⟨

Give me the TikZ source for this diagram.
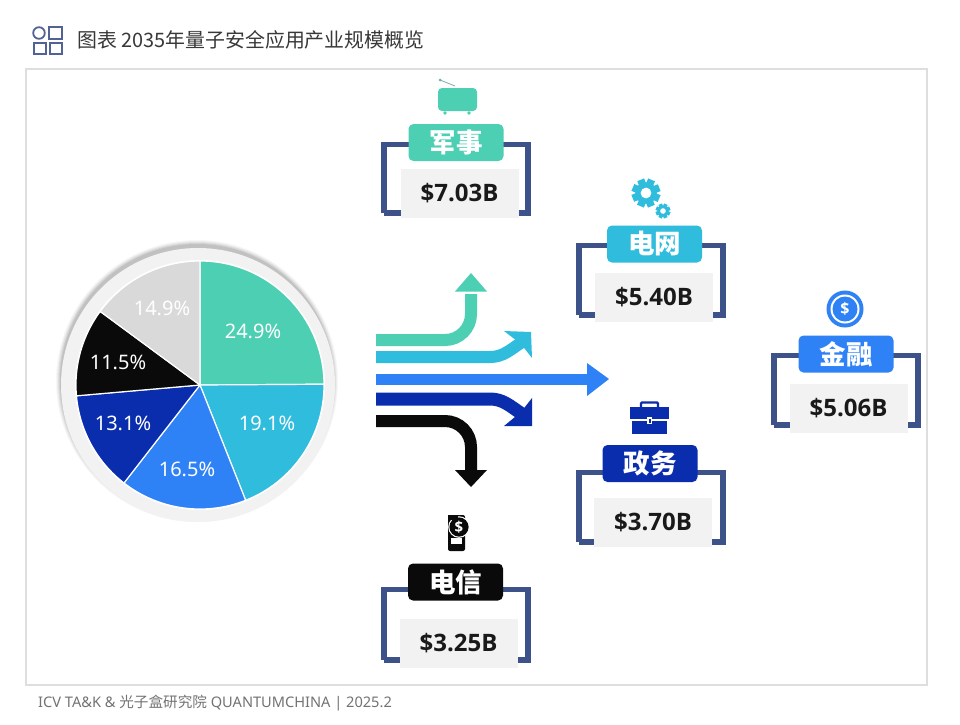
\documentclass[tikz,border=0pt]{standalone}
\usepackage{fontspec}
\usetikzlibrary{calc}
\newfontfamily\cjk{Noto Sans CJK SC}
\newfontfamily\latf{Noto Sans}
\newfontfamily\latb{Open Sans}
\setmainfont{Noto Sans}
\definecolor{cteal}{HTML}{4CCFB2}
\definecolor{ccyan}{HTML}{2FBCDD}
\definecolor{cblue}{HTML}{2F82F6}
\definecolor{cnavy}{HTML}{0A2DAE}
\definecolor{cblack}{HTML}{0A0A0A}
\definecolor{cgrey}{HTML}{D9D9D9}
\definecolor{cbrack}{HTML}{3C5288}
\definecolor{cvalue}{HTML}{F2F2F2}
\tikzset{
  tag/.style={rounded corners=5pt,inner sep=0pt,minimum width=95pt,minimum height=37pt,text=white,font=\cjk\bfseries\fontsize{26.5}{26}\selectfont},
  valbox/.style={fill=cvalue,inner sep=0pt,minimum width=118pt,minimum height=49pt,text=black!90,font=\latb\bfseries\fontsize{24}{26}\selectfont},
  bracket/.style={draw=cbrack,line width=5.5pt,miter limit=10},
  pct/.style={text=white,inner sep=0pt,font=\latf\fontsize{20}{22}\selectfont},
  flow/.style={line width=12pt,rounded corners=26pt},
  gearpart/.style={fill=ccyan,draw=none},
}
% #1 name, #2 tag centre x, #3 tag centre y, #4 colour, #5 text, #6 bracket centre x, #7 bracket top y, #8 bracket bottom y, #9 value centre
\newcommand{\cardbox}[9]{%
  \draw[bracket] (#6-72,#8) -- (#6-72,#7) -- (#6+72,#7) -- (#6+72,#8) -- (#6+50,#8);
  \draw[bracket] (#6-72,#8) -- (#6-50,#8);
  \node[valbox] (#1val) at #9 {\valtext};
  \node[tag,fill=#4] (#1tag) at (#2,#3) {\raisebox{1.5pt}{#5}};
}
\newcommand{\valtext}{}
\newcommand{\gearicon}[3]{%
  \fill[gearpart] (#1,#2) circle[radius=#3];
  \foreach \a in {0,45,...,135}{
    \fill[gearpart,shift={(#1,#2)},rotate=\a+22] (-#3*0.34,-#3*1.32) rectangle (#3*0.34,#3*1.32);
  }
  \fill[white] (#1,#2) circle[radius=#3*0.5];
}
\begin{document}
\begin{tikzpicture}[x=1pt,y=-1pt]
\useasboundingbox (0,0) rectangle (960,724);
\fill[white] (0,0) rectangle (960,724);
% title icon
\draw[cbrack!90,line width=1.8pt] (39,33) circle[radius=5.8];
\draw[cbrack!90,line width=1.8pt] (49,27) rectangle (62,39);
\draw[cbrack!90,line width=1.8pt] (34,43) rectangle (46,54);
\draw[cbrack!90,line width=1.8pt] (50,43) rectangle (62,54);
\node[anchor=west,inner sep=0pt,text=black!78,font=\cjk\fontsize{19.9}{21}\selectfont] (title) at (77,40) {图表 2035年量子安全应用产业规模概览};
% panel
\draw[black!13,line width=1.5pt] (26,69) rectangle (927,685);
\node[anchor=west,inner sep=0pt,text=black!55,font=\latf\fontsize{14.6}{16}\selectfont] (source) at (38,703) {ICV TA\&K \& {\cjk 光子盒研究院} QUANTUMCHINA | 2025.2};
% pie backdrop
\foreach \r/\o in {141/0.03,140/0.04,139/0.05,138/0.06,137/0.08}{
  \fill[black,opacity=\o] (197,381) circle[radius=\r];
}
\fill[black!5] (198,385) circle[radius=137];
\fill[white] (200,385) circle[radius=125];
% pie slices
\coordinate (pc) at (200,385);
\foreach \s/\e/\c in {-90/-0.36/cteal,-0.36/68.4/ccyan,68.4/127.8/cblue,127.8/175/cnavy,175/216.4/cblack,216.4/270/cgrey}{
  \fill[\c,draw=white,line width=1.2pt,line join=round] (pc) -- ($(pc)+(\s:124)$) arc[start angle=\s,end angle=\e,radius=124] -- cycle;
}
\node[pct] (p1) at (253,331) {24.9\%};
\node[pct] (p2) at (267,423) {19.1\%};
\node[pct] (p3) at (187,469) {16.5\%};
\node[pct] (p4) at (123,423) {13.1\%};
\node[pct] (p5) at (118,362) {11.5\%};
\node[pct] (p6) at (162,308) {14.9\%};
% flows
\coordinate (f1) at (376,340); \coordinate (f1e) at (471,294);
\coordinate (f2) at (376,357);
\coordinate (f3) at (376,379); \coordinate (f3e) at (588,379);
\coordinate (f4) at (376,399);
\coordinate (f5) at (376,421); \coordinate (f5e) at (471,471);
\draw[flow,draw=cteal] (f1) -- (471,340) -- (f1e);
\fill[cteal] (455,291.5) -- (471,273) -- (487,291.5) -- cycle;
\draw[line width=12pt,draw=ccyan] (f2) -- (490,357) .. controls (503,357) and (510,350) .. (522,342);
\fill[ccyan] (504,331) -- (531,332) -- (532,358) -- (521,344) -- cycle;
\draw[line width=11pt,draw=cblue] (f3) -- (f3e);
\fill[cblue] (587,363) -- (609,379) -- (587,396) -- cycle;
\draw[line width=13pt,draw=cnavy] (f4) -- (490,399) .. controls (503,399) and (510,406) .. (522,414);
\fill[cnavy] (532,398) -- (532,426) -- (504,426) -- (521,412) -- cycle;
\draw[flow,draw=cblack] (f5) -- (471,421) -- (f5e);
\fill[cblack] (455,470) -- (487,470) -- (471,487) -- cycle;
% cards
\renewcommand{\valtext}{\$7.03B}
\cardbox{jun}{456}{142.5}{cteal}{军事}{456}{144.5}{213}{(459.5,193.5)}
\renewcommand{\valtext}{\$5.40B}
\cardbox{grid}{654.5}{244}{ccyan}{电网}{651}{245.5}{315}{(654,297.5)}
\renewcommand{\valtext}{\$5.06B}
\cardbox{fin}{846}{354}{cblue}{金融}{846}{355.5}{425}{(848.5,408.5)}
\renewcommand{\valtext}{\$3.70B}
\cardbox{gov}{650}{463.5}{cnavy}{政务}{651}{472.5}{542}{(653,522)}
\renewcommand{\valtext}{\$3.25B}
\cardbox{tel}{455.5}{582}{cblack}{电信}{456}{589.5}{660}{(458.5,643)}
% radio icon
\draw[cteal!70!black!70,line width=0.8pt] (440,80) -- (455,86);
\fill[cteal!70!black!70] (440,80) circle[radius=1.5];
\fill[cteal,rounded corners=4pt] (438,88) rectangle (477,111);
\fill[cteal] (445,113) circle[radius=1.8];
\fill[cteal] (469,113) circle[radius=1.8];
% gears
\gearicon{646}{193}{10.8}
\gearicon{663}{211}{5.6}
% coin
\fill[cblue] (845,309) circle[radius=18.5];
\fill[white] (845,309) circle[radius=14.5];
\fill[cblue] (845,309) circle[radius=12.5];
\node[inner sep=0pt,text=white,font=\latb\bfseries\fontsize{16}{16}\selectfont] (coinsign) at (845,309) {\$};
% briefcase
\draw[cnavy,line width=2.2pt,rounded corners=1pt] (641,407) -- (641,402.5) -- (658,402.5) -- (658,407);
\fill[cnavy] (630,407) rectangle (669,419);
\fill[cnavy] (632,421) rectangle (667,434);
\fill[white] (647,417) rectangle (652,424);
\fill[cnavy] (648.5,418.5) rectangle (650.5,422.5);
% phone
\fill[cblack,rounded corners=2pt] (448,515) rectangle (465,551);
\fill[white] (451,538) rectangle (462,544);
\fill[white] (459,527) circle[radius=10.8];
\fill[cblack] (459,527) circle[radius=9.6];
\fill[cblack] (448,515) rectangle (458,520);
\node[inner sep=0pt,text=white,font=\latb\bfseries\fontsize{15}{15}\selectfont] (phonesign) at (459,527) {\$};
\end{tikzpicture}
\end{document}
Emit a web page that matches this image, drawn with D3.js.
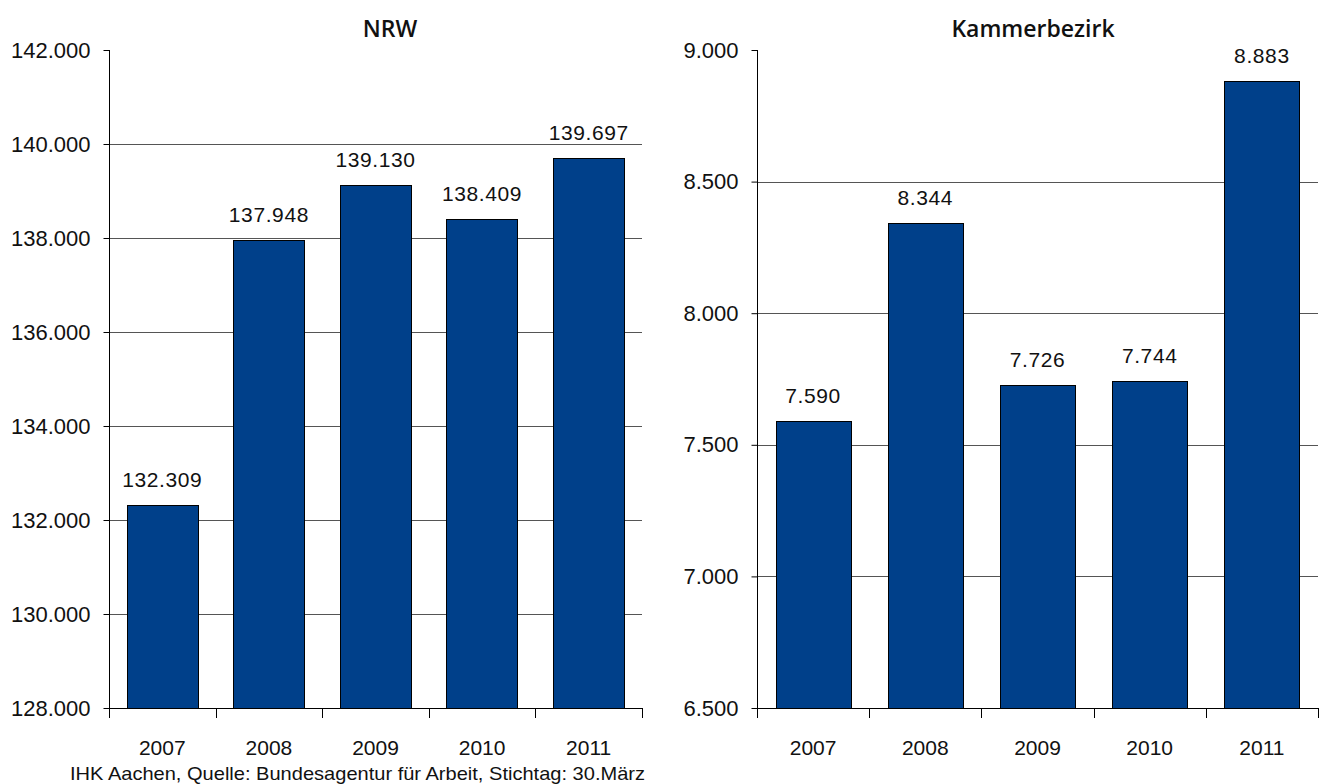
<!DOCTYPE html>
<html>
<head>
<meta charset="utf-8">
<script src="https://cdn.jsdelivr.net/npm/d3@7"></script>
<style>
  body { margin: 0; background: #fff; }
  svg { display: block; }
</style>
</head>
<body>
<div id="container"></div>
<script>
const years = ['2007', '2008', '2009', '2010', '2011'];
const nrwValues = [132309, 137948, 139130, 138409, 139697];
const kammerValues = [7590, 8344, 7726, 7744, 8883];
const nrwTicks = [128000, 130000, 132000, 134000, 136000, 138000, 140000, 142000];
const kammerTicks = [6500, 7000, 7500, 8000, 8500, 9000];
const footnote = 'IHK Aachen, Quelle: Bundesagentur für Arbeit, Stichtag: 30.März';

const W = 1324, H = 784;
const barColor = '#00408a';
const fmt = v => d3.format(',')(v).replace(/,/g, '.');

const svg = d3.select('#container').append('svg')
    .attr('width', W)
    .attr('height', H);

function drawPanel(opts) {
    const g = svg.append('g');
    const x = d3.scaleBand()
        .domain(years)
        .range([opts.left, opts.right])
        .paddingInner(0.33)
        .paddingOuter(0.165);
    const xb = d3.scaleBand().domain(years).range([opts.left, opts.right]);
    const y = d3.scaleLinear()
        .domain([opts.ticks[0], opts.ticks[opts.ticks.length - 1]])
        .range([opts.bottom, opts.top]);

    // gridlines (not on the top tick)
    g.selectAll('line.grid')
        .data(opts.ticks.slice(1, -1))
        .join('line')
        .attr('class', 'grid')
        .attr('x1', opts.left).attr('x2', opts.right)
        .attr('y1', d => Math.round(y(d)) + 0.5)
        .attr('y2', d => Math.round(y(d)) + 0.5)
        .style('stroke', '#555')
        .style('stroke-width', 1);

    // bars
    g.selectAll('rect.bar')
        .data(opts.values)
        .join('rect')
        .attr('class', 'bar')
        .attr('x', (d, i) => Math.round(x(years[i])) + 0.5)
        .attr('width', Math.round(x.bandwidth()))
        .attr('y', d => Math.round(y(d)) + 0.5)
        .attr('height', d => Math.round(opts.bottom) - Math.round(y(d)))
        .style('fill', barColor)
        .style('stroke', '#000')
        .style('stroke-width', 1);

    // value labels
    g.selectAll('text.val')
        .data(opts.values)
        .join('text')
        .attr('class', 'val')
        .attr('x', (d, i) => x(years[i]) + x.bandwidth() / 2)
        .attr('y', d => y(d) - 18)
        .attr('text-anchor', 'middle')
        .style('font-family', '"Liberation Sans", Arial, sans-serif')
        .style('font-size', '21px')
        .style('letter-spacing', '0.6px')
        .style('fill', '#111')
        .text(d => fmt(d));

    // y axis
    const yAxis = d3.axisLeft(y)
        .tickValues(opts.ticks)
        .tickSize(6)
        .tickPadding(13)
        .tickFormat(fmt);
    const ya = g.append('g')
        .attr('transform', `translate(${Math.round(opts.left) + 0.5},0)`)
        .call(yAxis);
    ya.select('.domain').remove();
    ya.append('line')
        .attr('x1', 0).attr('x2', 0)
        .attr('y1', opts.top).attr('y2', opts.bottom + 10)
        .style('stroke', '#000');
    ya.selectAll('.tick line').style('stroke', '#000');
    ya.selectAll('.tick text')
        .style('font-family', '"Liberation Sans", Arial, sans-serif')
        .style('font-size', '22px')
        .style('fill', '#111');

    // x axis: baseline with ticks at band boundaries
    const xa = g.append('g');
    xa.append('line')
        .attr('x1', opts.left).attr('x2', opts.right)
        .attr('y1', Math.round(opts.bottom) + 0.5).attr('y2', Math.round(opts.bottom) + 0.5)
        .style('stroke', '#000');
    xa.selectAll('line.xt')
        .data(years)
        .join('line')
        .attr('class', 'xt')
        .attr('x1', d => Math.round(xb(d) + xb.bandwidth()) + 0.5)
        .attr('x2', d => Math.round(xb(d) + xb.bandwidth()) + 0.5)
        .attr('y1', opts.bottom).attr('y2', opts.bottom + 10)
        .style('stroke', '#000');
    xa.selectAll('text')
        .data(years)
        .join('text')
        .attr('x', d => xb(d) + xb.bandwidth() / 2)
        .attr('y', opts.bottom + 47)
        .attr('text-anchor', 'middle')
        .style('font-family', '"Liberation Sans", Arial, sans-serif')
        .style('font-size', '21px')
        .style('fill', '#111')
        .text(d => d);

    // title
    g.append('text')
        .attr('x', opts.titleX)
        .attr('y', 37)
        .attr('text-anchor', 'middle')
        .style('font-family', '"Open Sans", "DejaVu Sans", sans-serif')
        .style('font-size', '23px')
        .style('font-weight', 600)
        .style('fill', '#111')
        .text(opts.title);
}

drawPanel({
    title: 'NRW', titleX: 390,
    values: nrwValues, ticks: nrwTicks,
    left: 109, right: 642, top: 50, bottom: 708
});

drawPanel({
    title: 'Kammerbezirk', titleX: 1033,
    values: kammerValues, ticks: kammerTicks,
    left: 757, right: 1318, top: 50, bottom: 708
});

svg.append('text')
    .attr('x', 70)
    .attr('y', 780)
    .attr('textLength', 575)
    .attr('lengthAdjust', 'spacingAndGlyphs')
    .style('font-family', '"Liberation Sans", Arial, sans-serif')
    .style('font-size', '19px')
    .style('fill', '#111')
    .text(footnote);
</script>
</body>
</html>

⟩

* _Exercise instructions_
Copy every line in the entries above that has the string "with" in it.

* _Exercise response_
Emit a web page that matches this image, drawn with D3.js.
    // x axis: baseline with ticks at band boundaries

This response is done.